When a unit is hit, it loses one model (but in fact you don t remove a model, they are glued on a base, you count it by batallion (french and allied) by zone (british)
When you count 6 losses you retire a 6models base from THE batallion or from the zone.
Then the unit hit test morale, D6 must be equal or under morale value (see later)
If it fails, the unit is disrupted and must take cover retreating to it.
If already in cover, it stays one turn passive to get rid of disrupted state and has a morale value of one less.
A move to contact (charge) enemy unit for Close combat needs a moral test
A D6 with modifiers must be equal or inferior to morale value, 3 (hanoverians or nassauvians)
To 4 (french or british regulars), to 5 (british guards or veterans).
Modifiers:
-1 if lead by a colonel
-1 if supported by another unit from the same REGIMENT (french only), unit just behind charging ( a deep skirmish charge). But the unit defending fire with a +1 die roll modifier for dense target).
-1 for fresh units ( units reinforcing on their turn of engagement, or units with no loss or just one loss and charging or defending against a charge for the first time.
+1 if defending unit is disrupted
If the test is successful, the charging unit move to 3” from the defending unit which fire
(a free D6 fire).
If the fire gets a hit, the charging unit test again with a +1 modifier 
If it doesn t pass it stops and is disrupted. No close combat.
If it passes Then close combat
Each D6 hit on a 4 5 6 when no differneces in cover state
5 or 6 if the other has a cover advantage
a 6 only if defender is behind a loop holed wall, or above the wall. 
Each unit get 2D6, 3D6 if french deep skirmish charge.
Another D6 for fresh unit charging.
The winner is who inflicts more hits, the loser is disrupted and flee away.
Disrupted units fall back to cover if actually in open.
Well, all the designing creativity would be now to organise the reinforcement system.
Some tactics hints
French has 3 to 1 in numbers and an advantage in mobility, he must fix Allied and manoeuver to find a weak defended spot.
A system of hidden units (with wooden blocks dummies or real ) for both french ands allied would be fien.
But the cover favors the allied, british guards firing from hard cover (wall) are deadly 
3 D6 hitting on a 5 6 (french in light cover in the woods hedge), french fire 2D6 hitting on a 6 only.
(skirmish exemple in front of the walled garden.
The British fire advantage ( a third die) is devastating in the long run.
The scenario will be winned or lost by timely led french offensives or counterattacks by timely released allied reserves.
More later if you are intersted.
Thanks for your wonderful job. 
Part 3
(errata about part 2) Charging a disrupted defending unit is –1 to charge test (and not +1 of course)
AMMO SUPPLY
French has unlimited ammo supply, unless they are isolated (as it happens historically for a couple of squads in the gardens)
They have three turns normal fire ability then fall Ammo low.
Allied in the Hougoumont compound must be resupplied.
This must be done by the hougoumont complex s north gate. 
This gate must be left open.
Each turn this door is closed, the Hougoumont compound gets a Ammo risk point.
Each turn the french control by fire or physically a part of the covered path north (west east, north of the compound) the Hougoumont compound gets a ammo risk point.
( The garden french control is automatically a ammo risk point, the Orchard french control is a Ammo risk point on a D6 of 4 5 6).
When Allied side gets 4 Ammo risks, allied test with a D6, on D6 equal or under the number of ammo risks points, Bingo ! Allied is AMMO LOW and can fire only ONCE each time.
(Not 2 nor 3)
When Allied is AMMO LOW and get 8 ammo risks, it tests again with 2D6, and becomes 
NO AMMO on 2D6 equal or under the number of Ammo rsiks.
NO AMMO means no Fire at all Except defending fire to french charges.

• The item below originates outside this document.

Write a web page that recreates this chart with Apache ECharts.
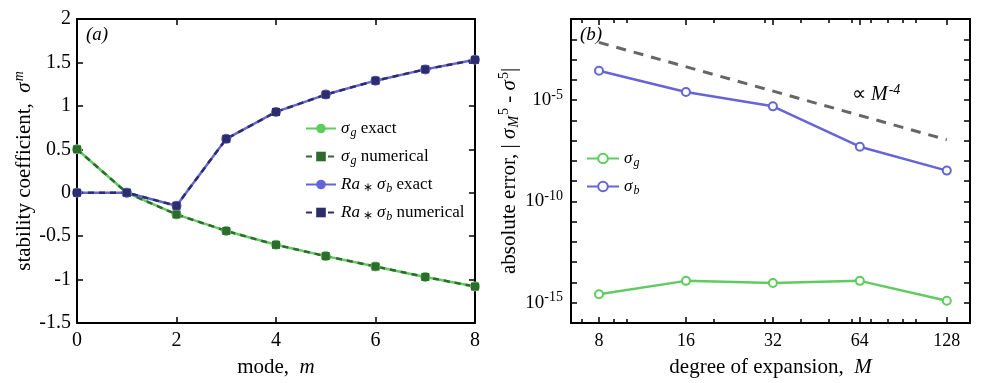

How Allied can lose ammo risks points ?
Each turn the north gate is open, allied test:
On a D6 of 5 or 6 allied lose 1 ammo risk.
On a 6 (cumulative) you test again, and if you get a 5 or 6 you lose another Ammo risk 
(arrival of a providential supply cart !) 


Part 4 

CLOSE COMBAT is the most tricky to simulate:

1 No unit can normally move closer than 4” (10cm) of an enemy, it must CHARGE the enemy to enter the 4” no man s land .

2 to CHARGE, the unit must be 8”(20cm) max or 4” minimum from the enmy unit.

3 The CHARGE movement is 8”’(20 cm), and it is a whole turn activation (the unit can do nothing than charge).

4 The unit say charge ! and test morale (see part 2)
if it fails it is frozen in place and do nothing else this turn (the charge aborts and as it is a whole turn activation...)
if it succeds the enemy get ONE die defending fire, if it makes a hit, the charging must test again with a +1 modifier to D6.
If it fails the charging unit is disrupted and must retreat back to cover and be 12” from enemy.
If it succeds there is CLOSE COMBAT (the unit is moved to 2” from enemy unit.

5 CLOSE COMBAT is a DUEL of D6 Unit against unit (but French can have a “deep skirmish” two units deep counting as ONE unit for close combat)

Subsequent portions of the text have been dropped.